Directions for this task: Retype the opening lines of the listing below, ending with the line that contains "import * as", and leave out any pictures.

══════════════════════════════

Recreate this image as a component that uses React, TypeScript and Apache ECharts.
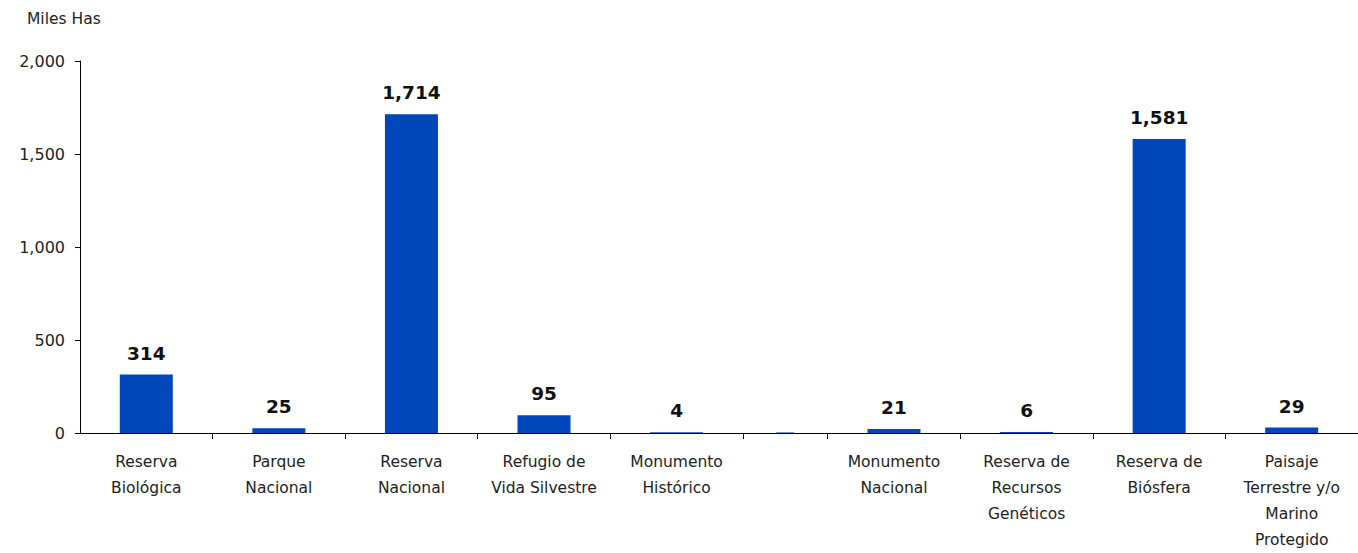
import React, { useEffect, useRef } from "react";
import * as echarts from "echarts";

const categories = [
  "Reserva\nBiológica",
  "Parque\nNacional",
  "Reserva\nNacional",
  "Refugio de\nVida Silvestre",
  "Monumento\nHistórico",
  "",
  "Monumento\nNacional",
  "Reserva de\nRecursos\nGenéticos",
  "Reserva de\nBiósfera",
  "Paisaje\nTerrestre y/o\nMarino\nProtegido",
];
const values = [314, 25, 1714, 95, 4, 3, 21, 6, 1581, 29];
const showValue = [true, true, true, true, true, false, true, true, true, true];
// relative width of each category slot on the x axis
const slotWidths = [1, 1, 1, 1, 1, 0.64, 1, 1, 1, 1];
const narrowIndex = 5;
const yTicks = [0, 500, 1000, 1500, 2000];
const axisName = "Miles Has";

const FONT = "'DejaVu Sans', sans-serif";
const BAR = "#0047BB";
const TEXT = "#222222";

export default function App() {
  const ref = useRef<HTMLDivElement>(null);
  useEffect(() => {
    if (!ref.current) return;
    const chart = echarts.init(ref.current, null, { renderer: "svg" });

    const bounds: number[] = [0];
    slotWidths.forEach((w, i) => bounds.push(bounds[i] + w));
    const total = bounds[bounds.length - 1];
    const centers = slotWidths.map((w, i) => bounds[i] + w / 2);
    const innerBounds = bounds.slice(1, bounds.length - 1);

    const mainData = values
      .map((v, i) => ({ value: [centers[i], v], idx: i }))
      .filter((d) => d.idx !== narrowIndex)
      .map((d) => ({
        value: d.value,
        label: { show: showValue[d.idx] },
      }));
    const narrowData = [{ value: [centers[narrowIndex], values[narrowIndex]], label: { show: showValue[narrowIndex] } }];

    const labelFor = (v: number) => {
      const i = centers.findIndex((c) => Math.abs(c - v) < 1e-6);
      return i >= 0 ? categories[i] : "";
    };

    const xBase = {
      type: "value",
      min: 0,
      max: total,
      splitLine: { show: false },
    };

    chart.setOption({
      animation: false,
      textStyle: { fontFamily: FONT },
      grid: { left: 80, right: 0, top: 61, bottom: 116, containLabel: false },
      graphic: [
        {
          type: "text",
          left: 27,
          top: 11,
          style: { text: axisName, fontFamily: FONT, fontSize: 15.5, fill: TEXT },
        },
      ],
      xAxis: [
        {
          ...xBase,
          axisLine: { show: true, lineStyle: { color: "#000", width: 1 } },
          axisTick: {
            show: true,
            length: 6,
            lineStyle: { color: "#000" },
            customValues: innerBounds,
          },
          axisLabel: {
            show: true,
            customValues: centers,
            formatter: (v: number) => labelFor(v),
            fontFamily: FONT,
            fontSize: 15.5,
            lineHeight: 26,
            color: TEXT,
            margin: 16,
            align: "center",
            verticalAlign: "top",
          },
        },
        { ...xBase, show: false },
      ],
      yAxis: {
        type: "value",
        min: 0,
        max: 2000,
        interval: 500,
        splitLine: { show: false },
        axisLine: { show: true, lineStyle: { color: "#000", width: 1 } },
        axisTick: { show: true, length: 5, lineStyle: { color: "#000" } },
        axisLabel: {
          fontFamily: FONT,
          fontSize: 16,
          color: TEXT,
          margin: 15,
          formatter: (v: number) =>
            yTicks.includes(v) ? v.toLocaleString("en-US") : "",
        },
      },
      series: [
        {
          type: "bar",
          xAxisIndex: 0,
          barWidth: 53,
          itemStyle: { color: BAR },
          data: mainData,
          label: {
            show: true,
            position: "top",
            distance: 12,
            fontFamily: FONT,
            fontSize: 18.5,
            fontWeight: "bold",
            color: "#111",
            formatter: (p: any) => Number(p.value[1]).toLocaleString("en-US"),
          },
        },
        {
          type: "bar",
          xAxisIndex: 1,
          barWidth: 18,
          itemStyle: { color: BAR },
          data: narrowData,
          label: { show: false },
        },
      ],
    });
    return () => chart.dispose();
  }, []);
  return (
    <div
      ref={ref}
      style={{ position: "fixed", left: 0, top: 0, width: 1358, height: 553, background: "#fff" }}
    />
  );
}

══════════════════════════════

Answer for the task:
Recreate this image as a component that uses React, TypeScript and Apache ECharts.
import React, { useEffect, useRef } from "react";
import * as echarts from "echarts";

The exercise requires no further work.